The answer to this question assumes that the service provider did not make the appropriate corrections within 30 days and that a prohibited transaction occurred. There are no IRS regulations that specify how to correct a prohibited transaction under IRC Section 4975. The IRS generally applies the prohibited transaction rules that apply to private foundations under IRC Section 4941 for which regulations have been issued. A correction under those rules generally requires that the transaction be undone to the fullest extent possible, and that the plan participants be restored to the position they would have been in had the prohibited transaction not occurred. Penalties typically apply to a prohibited transaction.1
The 408(b)(2) regulations provide a process for a responsible plan fiduciary to request a correction of a deficient disclosure and a process for notifying the DOL if those deficiencies are not timely corrected. The regulations also state that a plan fiduciary should, on discovery of a disclosure failure, make a determination as to whether to terminate or continue the arrangement.
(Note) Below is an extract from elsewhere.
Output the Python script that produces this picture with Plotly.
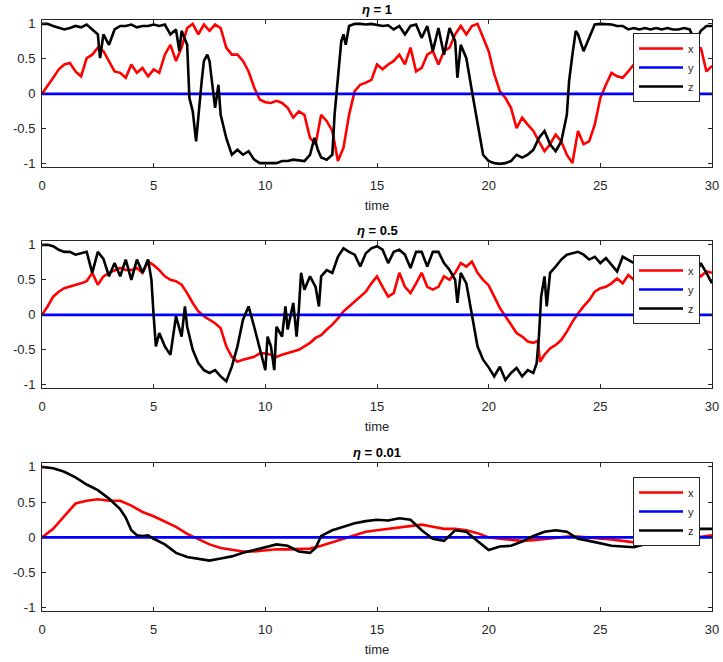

The plan fiduciary should take into account the adverse consequences of a termination on the plan’s participants as part of that determination.
It is unclear at this point as to how much, if any, of the fees received by the service provider would need to be refunded to restore the participants’ accounts when the disclosures are not provided. Where payments are accelerated in the early months of the contract, it is likely that some repayment of that amount would be required if the contract is terminated. A refund of fees paid also may be required to correct the failure if the disclosure failure related directly to undisclosed fees.